The engine’s piston ring, however, had deteriorated to the point that the compression measured at high temperature was 0 psi. The piston ring normally prevents gases from seeping into the crankcase and maintains pressure during the compression stroke. However, because of thermal expansion, the piston’s wear rate increased at high cylinder temperatures, resulting in almost zero high-temperature compression.
I recommend performing a compression test before starting your chainsaw while it’s cold and after it’s been stopped down due to heat. The compression tester gauge is quite inexpensive and may be purchased online or at a local hardware shop.
While performing this test, connect the tester to the spark plug socket and pull the cable. Check the difference in pressure between when the engine is hot and when it is cool. If there is a pressure mismatch, it means that the fault lies in your piston and cylinder, and depending on the amount of the damage, you may need to replace your chainsaw altogether.
Why does my Chainsaw Bog down when I Pull the Trigger?
If your chainsaw bogs down after pulling the throttle, the air/fuel delivery system needs to be examined. In most cases, clogged air and fuel filters and blocked carburetor jets are causing the problem. In some cases, an incorrect mixing ratio of the air/fuel mixture could also end up disrupting the normal operation.
●1. Clogged Fuel Filter:
Deposits accumulate on the fuel filter located within the fuel tank as a result of low fuel quality. As the name implies, it filters the fuel so that the carburetor receives a clean and uncontaminated gasoline charge. However, when it becomes blocked, the flow of fuel to the engine is disrupted, causing the engine to stall.
– Repair: Fuel Filter Inspection and Replacement:
To inspect the fuel filter, remove the chainsaw’s fuel cap and pour some gasoline into a different container. Then, using a dental pick or a thin metal rod, filter the tank. Examine the filter’s quality. If it appears to be clogged, purchase a new filter and replace the old one. If it appears clean, leave it be and examine the carburetor and the air filter for buildups.
●2. Dusty Air Filter:
Before we check the carburetor, we can easily inspect the air filter, which could be causing the chainsaw to stall. It filters the ambient air before it reaches the carburetor in the same way as a fuel filter does. When it becomes dusty, the airflow gets affected, and the carburetor fails to produce the necessary air-fuel mixture, causing the engine to bog down.

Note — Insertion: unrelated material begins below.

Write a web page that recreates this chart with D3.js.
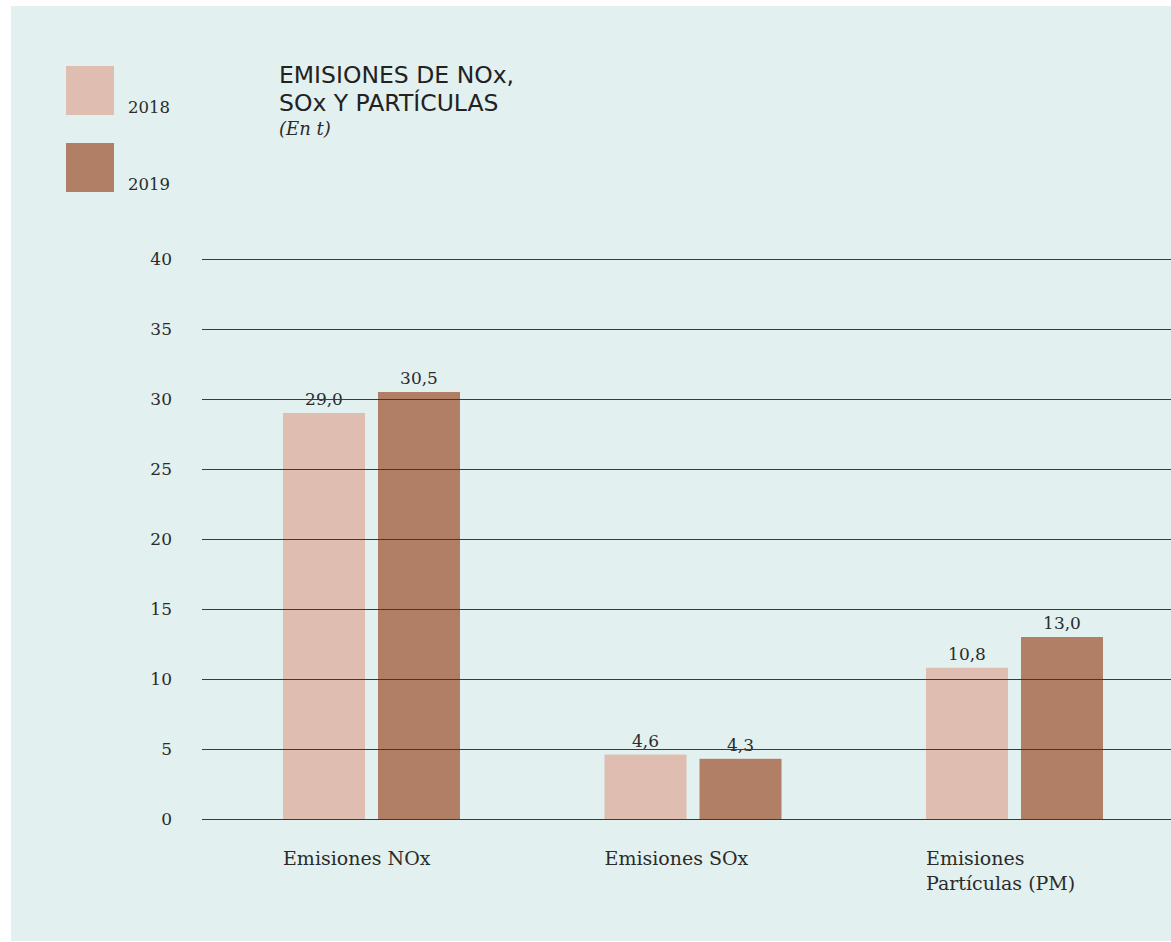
<!DOCTYPE html>
<html>
<head>
<meta charset="utf-8">
<script src="https://cdn.jsdelivr.net/npm/d3@7"></script>
<style>
  html, body { margin: 0; padding: 0; background: #ffffff; }
  svg { display: block; }
  .serif { font-family: "DejaVu Serif", serif; fill: #2b2b2b; }
  .title { font-family: "DejaVu Sans", sans-serif; fill: #222222; }
</style>
</head>
<body>
<svg id="chart" width="1171" height="942"></svg>
<script>
// Emissions in tonnes, by pollutant and year
const categories = ["Emisiones NOx", "Emisiones SOx", "Emisiones Partículas (PM)"];
const categoryLines = [["Emisiones NOx"], ["Emisiones SOx"], ["Emisiones", "Partículas (PM)"]];
const years = ["2018", "2019"];
const values2018 = [29.0, 4.6, 10.8];
const values2019 = [30.5, 4.3, 13.0];
const yTicks = [0, 5, 10, 15, 20, 25, 30, 35, 40];
const yearColors = ["#dfbdb0", "#b07f65"];

const fmt = v => v.toFixed(1).replace(".", ",");

const svg = d3.select("#chart");

// panel background
svg.append("rect")
  .attr("x", 11).attr("y", 6)
  .attr("width", 1160).attr("height", 935)
  .attr("fill", "#e2f0ef");

const plot = { left: 202, right: 1171, top: 259, bottom: 819 };

const y = d3.scaleLinear().domain([0, 40]).range([plot.bottom, plot.top]);

const x0 = d3.scaleBand()
  .domain(categories)
  .range([283, 1103])
  .paddingInner(0.4495)
  .paddingOuter(0);

const x1 = d3.scaleBand()
  .domain(years)
  .range([0, x0.bandwidth()])
  .paddingInner(0.137);

const series = [values2018, values2019];

// bars
const groups = svg.append("g").selectAll("g")
  .data(categories)
  .join("g")
  .attr("transform", d => `translate(${x0(d)},0)`);

groups.selectAll("rect")
  .data((d, i) => years.map((yr, j) => ({ yr, v: series[j][i], j })))
  .join("rect")
  .attr("x", d => x1(d.yr))
  .attr("y", d => y(d.v))
  .attr("width", x1.bandwidth())
  .attr("height", d => y(0) - y(d.v))
  .attr("fill", d => yearColors[d.j]);

// horizontal gridlines + tick labels via axis
const yAxis = d3.axisLeft(y)
  .tickValues(yTicks)
  .tickSize(-(plot.right - plot.left))
  .tickPadding(30)
  .tickFormat(d3.format("d"));

const axisG = svg.append("g")
  .attr("transform", `translate(${plot.left},0)`)
  .call(yAxis);
axisG.select(".domain").remove();
axisG.selectAll(".tick line")
  .attr("stroke", "#3a3a3a")
  .attr("stroke-width", 1);
axisG.selectAll(".tick text")
  .attr("class", "serif")
  .attr("font-size", 17)
  .attr("fill", "#2b2b2b");

// value labels
groups.selectAll("text.val")
  .data((d, i) => years.map((yr, j) => ({ yr, v: series[j][i] })))
  .join("text")
  .attr("class", "val serif")
  .attr("x", d => x1(d.yr) + x1.bandwidth() / 2)
  .attr("y", d => y(d.v) - 8)
  .attr("text-anchor", "middle")
  .attr("font-size", 17)
  .text(d => fmt(d.v));

// category labels
groups.each(function (d, i) {
  const t = d3.select(this).append("text")
    .attr("class", "serif")
    .attr("font-size", 19)
    .attr("x", 0)
    .attr("y", plot.bottom + 46);
  categoryLines[i].forEach((line, k) => {
    t.append("tspan").attr("x", 0).attr("dy", k === 0 ? 0 : 25).text(line);
  });
});

// legend
const legend = svg.append("g");
years.forEach((yr, j) => {
  const ly = 66 + j * 77;
  legend.append("rect")
    .attr("x", 66).attr("y", ly)
    .attr("width", 48).attr("height", 49)
    .attr("fill", yearColors[j]);
  legend.append("text")
    .attr("class", "serif")
    .attr("x", 128).attr("y", ly + 47)
    .attr("font-size", 16.5)
    .text(yr);
});

// title
const title = svg.append("g");
["EMISIONES DE NOx,", "SOx Y PARTÍCULAS"].forEach((line, k) => {
  title.append("text")
    .attr("class", "title")
    .attr("x", 279).attr("y", 83 + k * 28)
    .attr("font-size", 23.5)
    .text(line);
});
title.append("text")
  .attr("class", "serif")
  .attr("x", 279).attr("y", 135)
  .attr("font-size", 18)
  .attr("font-style", "italic")
  .text("(En t)");
</script>
</body>
</html>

– Solution: Cleaning the Air Filter:
Your chainsaw’s air filter screen is located on the rear side. Loosen the fasteners that hold the air filter in place with a screwdriver. Remove the filter and inspect it for dirt/deposits. A soap and water solution will be sufficent if the dirt buildup isn’t much.

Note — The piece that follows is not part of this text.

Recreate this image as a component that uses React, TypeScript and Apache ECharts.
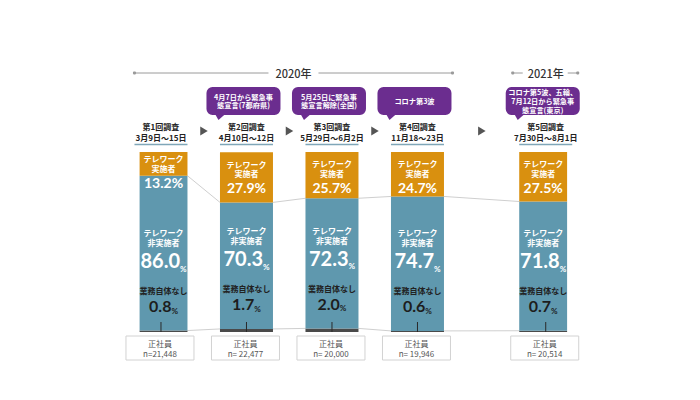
import React, { useEffect, useRef } from 'react';
import * as echarts from 'echarts';

const surveyNames = ['第1回調査', '第2回調査', '第3回調査', '第4回調査', '第5回調査'];
const surveyPeriods = ['3月9日～15日', '4月10日～12日', '5月29日～6月2日', '11月18～23日', '7月30日～8月1日'];
const surveySlots = [0, 1, 2, 3, 4.5];
const teleworkYes = [13.2, 27.9, 25.7, 24.7, 27.5];
const teleworkNo = [86.0, 70.3, 72.3, 74.7, 71.8];
const noWork = [0.8, 1.7, 2.0, 0.6, 0.7];
const respondentTypes = ['正社員', '正社員', '正社員', '正社員', '正社員'];
const sampleSizes = ['n=21,448', 'n= 22,477', 'n= 20,000', 'n= 19,946', 'n= 20,514'];
const events = [
  '',
  '4月7日から緊急事\n態宣言(7都府県)',
  '5月25日に緊急事\n態宣言解除(全国)',
  'コロナ第3波',
  'コロナ第5波、五輪、\n7月12日から緊急事\n態宣言(東京)',
];
const yearLabels = ['2020年', '2021年'];
const yearFirstSurvey = [0, 4];
const yearLastSurvey = [3, 4];

const ORANGE = '#D9900F';
const BLUE = '#5F98AE';
const DARK = '#4A4A4A';
const PURPLE = '#6B2D8F';
const CJK = "'Noto Sans CJK JP', sans-serif";
const NUM = "Lato, 'Noto Sans', sans-serif";
const BAR_W = 53;

export default function App() {
  const ref = useRef<HTMLDivElement>(null);

  useEffect(() => {
    if (!ref.current) return;
    const chart = echarts.init(ref.current, null, { renderer: 'svg' });
    const half = BAR_W / 2;

    // half-slot category axis so the gap before the 2021 survey is wider
    const slotIdx = surveySlots.map((s) => Math.round(s * 2));
    const nCats = slotIdx[slotIdx.length - 1] + 1;
    const cats = Array.from({ length: nCats }, (_, k) => {
      const si = slotIdx.indexOf(k);
      return si >= 0 ? surveyNames[si] : `gap${k}`;
    });
    const spread = (vals: number[]) =>
      Array.from({ length: nCats }, (_, k) => {
        const si = slotIdx.indexOf(k);
        return si >= 0 ? vals[si] : '-';
      });
    const sIdx = (p: any) => slotIdx.indexOf(p.dataIndex);

    const option: any = {
      animation: false,
      grid: { left: 139.6, right: 132.9, top: 152, bottom: 68 },
      xAxis: { type: 'category', data: cats, show: false },
      yAxis: { type: 'value', min: 0, max: 100, show: false },
      series: [
        {
          type: 'bar',
          stack: 'all',
          barWidth: BAR_W,
          itemStyle: { color: DARK },
          data: spread(noWork),
          label: {
            show: true,
            position: 'top',
            distance: 16,
            formatter: (p: any) => `{k|業務自体なし}\n{v|${noWork[sIdx(p)].toFixed(1)}}{p|%}`,
            rich: {
              k: { fontSize: 8, fontWeight: 'bold', color: '#222', fontFamily: CJK, lineHeight: 12, align: 'center' },
              v: { fontSize: 16, fontWeight: 'bold', color: '#1d1d1d', fontFamily: NUM, lineHeight: 18 },
              p: { fontSize: 8, fontWeight: 'bold', color: '#1d1d1d', fontFamily: NUM, lineHeight: 18, verticalAlign: 'bottom' },
            },
          },
          z: 2,
        },
        {
          type: 'bar',
          stack: 'all',
          barWidth: BAR_W,
          itemStyle: { color: BLUE },
          data: spread(teleworkNo),
          label: {
            show: true,
            position: 'insideBottom',
            distance: 58,
            formatter: (p: any) => `{t|テレワーク}\n{t|非実施者}\n{v|${teleworkNo[sIdx(p)].toFixed(1)}}{p|%}`,
            rich: {
              t: { fontSize: 8, fontWeight: 'bold', color: '#fff', fontFamily: CJK, lineHeight: 10, align: 'center' },
              v: { fontSize: 20, fontWeight: 'bold', color: '#fff', fontFamily: NUM, lineHeight: 25 },
              p: { fontSize: 8, fontWeight: 'bold', color: '#fff', fontFamily: NUM, lineHeight: 25, verticalAlign: 'bottom' },
            },
          },
          z: 2,
        },
        {
          type: 'bar',
          stack: 'all',
          barWidth: BAR_W,
          itemStyle: { color: ORANGE },
          data: spread(teleworkYes),
          label: {
            show: true,
            position: 'insideTop',
            distance: 2,
            formatter: (p: any) => {
              const v = teleworkYes[sIdx(p)];
              const lead = v < 20 ? '' : '{sp| }\n';
              return `${lead}{t|テレワーク}\n{t|実施者}\n{v|${v.toFixed(1)}%}`;
            },
            rich: {
              sp: { fontSize: 4, lineHeight: 5, color: 'rgba(0,0,0,0)' },
              t: { fontSize: 8, fontWeight: 'bold', color: '#fff', fontFamily: CJK, lineHeight: 9.8, align: 'center' },
              v: { fontSize: 14, fontWeight: 'bold', color: '#fff', fontFamily: NUM, lineHeight: 17, align: 'center' },
            },
          },
          z: 2,
        },
        {
          type: 'custom',
          z: 1,
          silent: true,
          encode: { x: [0, 1], y: [2, 3, 4, 5] },
          data: slotIdx.slice(0, -1).map((x, i) => [
            x,
            slotIdx[i + 1],
            noWork[i] + teleworkNo[i],
            noWork[i + 1] + teleworkNo[i + 1],
            noWork[i],
            noWork[i + 1],
          ]),
          renderItem: (params: any, api: any) => {
            const a1 = api.coord([api.value(0), api.value(2)]);
            const b1 = api.coord([api.value(1), api.value(3)]);
            const a2 = api.coord([api.value(0), api.value(4)]);
            const b2 = api.coord([api.value(1), api.value(5)]);
            const st = { stroke: '#cfcfcf', lineWidth: 1 };
            return {
              type: 'group',
              children: [
                { type: 'line', shape: { x1: a1[0] + half, y1: a1[1], x2: b1[0] - half, y2: b1[1] }, style: st },
                { type: 'line', shape: { x1: a2[0] + half, y1: a2[1], x2: b2[0] - half, y2: b2[1] }, style: st },
              ],
            };
          },
        },
        {
          type: 'custom',
          z: 5,
          silent: true,
          encode: { x: 0, y: 1 },
          data: slotIdx.map((x) => [x, 0]),
          renderItem: (params: any, api: any) => {
            const p = api.coord([api.value(0), api.value(1)]);
            return {
              type: 'line',
              shape: { x1: p[0], y1: p[1], x2: p[0], y2: p[1] - 10 },
              style: { stroke: '#2a2a2a', lineWidth: 1 },
            };
          },
        },
      ],
    };
    chart.setOption(option);

    const cx = slotIdx.map((x) => chart.convertToPixel({ xAxisIndex: 0 }, x) as number);
    const graphic: any[] = [];

    yearLabels.forEach((label, k) => {
      const f = yearFirstSurvey[k];
      const l = yearLastSurvey[k];
      let x0: number, x1: number, gapL: number, gapR: number, mid: number;
      if (f === l) {
        x0 = cx[f] - 33;
        x1 = cx[f] + 32;
        mid = cx[f];
        gapL = mid - 23;
        gapR = mid + 22;
      } else {
        x0 = cx[f] - half;
        x1 = cx[l] + 35;
        mid = (x0 + x1) / 2;
        gapL = mid - 25;
        gapR = mid + 25;
      }
      const y = 73;
      const st = { stroke: '#9a9a9a', lineWidth: 1 };
      graphic.push({ type: 'line', shape: { x1: x0, y1: y, x2: gapL, y2: y }, style: st });
      graphic.push({ type: 'line', shape: { x1: gapR, y1: y, x2: x1, y2: y }, style: st });
      graphic.push({ type: 'circle', shape: { cx: x0, cy: y, r: 1.6 }, style: { fill: '#9a9a9a' } });
      graphic.push({ type: 'circle', shape: { cx: x1, cy: y, r: 1.6 }, style: { fill: '#9a9a9a' } });
      graphic.push({
        type: 'text',
        x: mid,
        y: y,
        style: { text: label, fill: '#333', font: `500 11px ${CJK}`, align: 'center', verticalAlign: 'middle' },
      });
    });

    surveyNames.forEach((name, i) => {
      const c = cx[i];
      graphic.push({
        type: 'text',
        x: c,
        y: 132,
        style: {
          text: `${name}\n${surveyPeriods[i]}`,
          fill: '#222',
          font: `bold 8px ${CJK}`,
          lineHeight: 11,
          align: 'center',
          verticalAlign: 'middle',
        },
      });
      graphic.push({
        type: 'line',
        shape: { x1: c - half, y1: 144.5, x2: c + half, y2: 144.5 },
        style: { stroke: '#7FA6B8', lineWidth: 1.5 },
      });
      if (i > 0) {
        const ax = (cx[i - 1] + c) / 2;
        const ay = 131;
        graphic.push({
          type: 'polygon',
          shape: { points: [[ax - 3.5, ay - 4.5], [ax + 4, ay], [ax - 3.5, ay + 4.5]] },
          style: { fill: '#555' },
        });
      }
      if (events[i]) {
        const bw = 74;
        const bx = c - 3 - bw / 2;
        const by = 87;
        const bh = 28;
        graphic.push({
          type: 'rect',
          shape: { x: bx, y: by, width: bw, height: bh, r: 6 },
          style: { fill: PURPLE },
        });
        graphic.push({
          type: 'polygon',
          shape: { points: [[bx + 8, by + bh - 2], [bx + 20, by + bh - 2], [bx + 12, by + bh + 5]] },
          style: { fill: PURPLE },
        });
        graphic.push({
          type: 'text',
          x: bx + bw / 2,
          y: by + bh / 2,
          style: {
            text: events[i],
            fill: '#fff',
            font: `bold 7.2px ${CJK}`,
            lineHeight: 8.8,
            align: 'center',
            verticalAlign: 'middle',
          },
        });
      }
      graphic.push({
        type: 'rect',
        shape: { x: c - 35, y: 336, width: 68, height: 24 },
        style: { fill: '#fff', stroke: '#d2d2d2', lineWidth: 1 },
      });
      graphic.push({
        type: 'text',
        x: c - 1,
        y: 348.5,
        style: {
          text: `${respondentTypes[i]}\n${sampleSizes[i]}`,
          fill: '#555',
          font: `8px ${CJK}`,
          lineHeight: 9.8,
          align: 'center',
          verticalAlign: 'middle',
        },
      });
    });

    chart.setOption({ graphic });

    return () => chart.dispose();
  }, []);

  return (
    <div
      ref={ref}
      style={{ position: 'absolute', left: 0, top: 0, width: 700, height: 400, background: '#fff' }}
    />
  );
}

However, if it still does not appear to be in good condition after cleaning, consider replacing it entirely. Air filters are rather inexpensive, and you should replace them once a year to minimize engine problems.
Note: If your engine still faces difficulty after cleaning the filters, consider examining your carburetor for any fuel deposits using the steps mentioned above.
Why does my Chainsaw Run only on Choke?
When a chainsaw runs only on a choke, the problem certainly lies in the fuel delivery system consisting of the fuel filter, fuel lines, and the carburetor.
The choke switch helps start an engine by increasing the quantity of fuel reaching the engine, or ‘enriching’ the air-fuel mixture in other words. After the engine starts, the choke is usually turned off. However, when some chainsaw engines are deprived of fuel and run leaner than normal, then they can only run when the choke is kept on.
Possible causes of this problem are:
- Improperly mixed oil and fuel: For two-stroke engines, fuel and engine oil are mixed in a ratio of 50:1. When chainsaws become old, most users like running them lean and use lower mixing ratios such as 30:1 or 25:1. This could induce starting difficulties in some chainsaws that have faulty filters and old carburetors, and hence they can only be kept running when the choke is on.
- Defective fuel filter: As explained above, a blocked fuel filter starves the engine from an adequate amount of fuel, and hence the engine runs leaner than normal, causing it to run only when the choke is on.
- Carburetor issues: When carburetors aren’t serviced regularly, they too can make the air-fuel mix lean by restricting the fuel jets, and the engine faces trouble starting.
What Would Cause a Chainsaw to not Idle?
If a chainsaw doesn’t idle, check the carburetor’s idle and low-speed screw (L) setting. Adjusting the screw setting solves the problem in most cases. In other cases, tuning of carburetors and filters may be needed along with screw adjustment.
The low-speed screw (L) controls the amount of fuel when the engine is at idle speed. Tightening the screw inhibits fuel flow and makes the mixture lean, while loosening it enriches the mixture with fuel. To adjust the screw, start your chainsaw and let it idle for a few seconds. If it dies down, tighten the L screw with a screwdriver till the RPMs begin to increase. Keep tightening the screw until the RPMs begin to drop after a certain limit. Make a mental note about this point’s location.
Next, begin loosening the screw until the RPMs increase and keep loosening till the limit is reached, after which they start decreasing again. Make a note about this second point’s location. Keep adjusting the screw between these two points until a sweet spot is reached where the engine runs at optimum RPMs and doesn’t die out when idling.
Apart from L screw adjustment, a fine-tuning of the chainsaw engine involving servicing of its carburetor and fuel delivery components further improves the idle response and makes the engine run smoother.